Francis A. Carman[134] tells us that the Canadian scheme, like most others, was to alleviate the universal dread of the poorhouse. It was adopted to circumvent the growing demand for the support of old age by the Government. Its unique features are: no forfeiture in case payments are interrupted or ceased, and the annuities cannot be mortgaged, seized for debt, or anticipated. Admirable as is the scheme, there have been less than two thousand to enjoy its full benefits. It has not reached the day laborer but, for the most part, only clerks and teachers.
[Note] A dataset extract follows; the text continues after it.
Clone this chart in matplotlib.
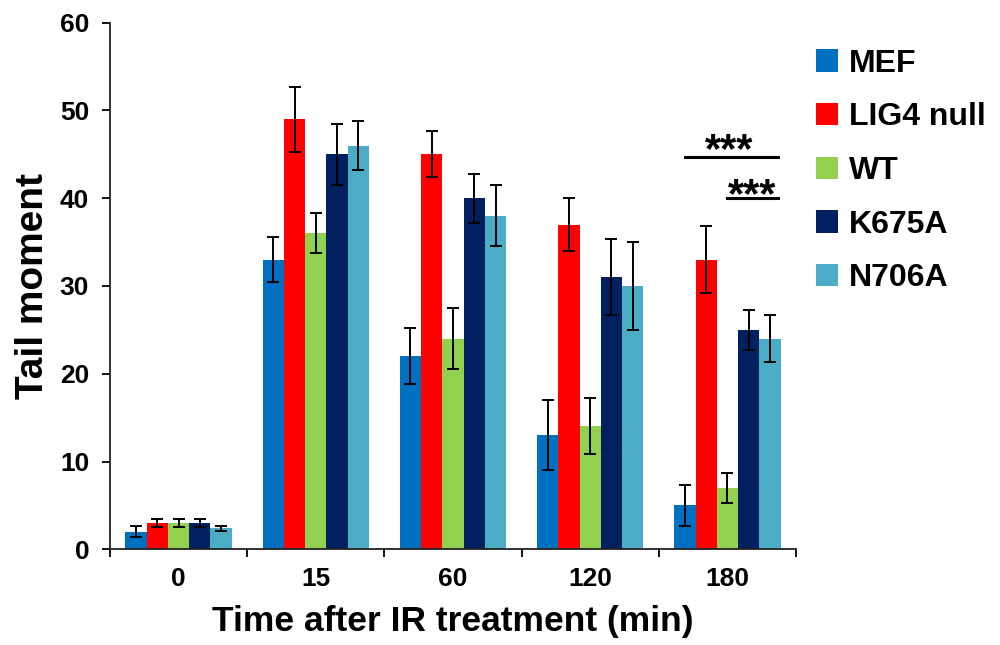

The United States is the only nation that has no retiring system or provision for old age, even for its employees, save for soldiers and for judges of the Supreme Court, who may retire after ten years of service or on having attained the age of 75 on full salaries. Military pensions go back nearly to the Revolutionary War. There has been much legislation since. In 1908 there were no less than 951,687 pensioners who received more than $153,000,000, the survivors of the Civil War constituting 65 per cent of all. There are also retirement pensions for officers and enlisted men in the regular Army. Officers at the age of 64 must be retired, with no option, on three-fourths pay.
No American state has established any system of old age pensions, although many Southern states provide for Confederate veterans; but many states or cities have provided for firemen, policemen, teachers, and certain other public employees.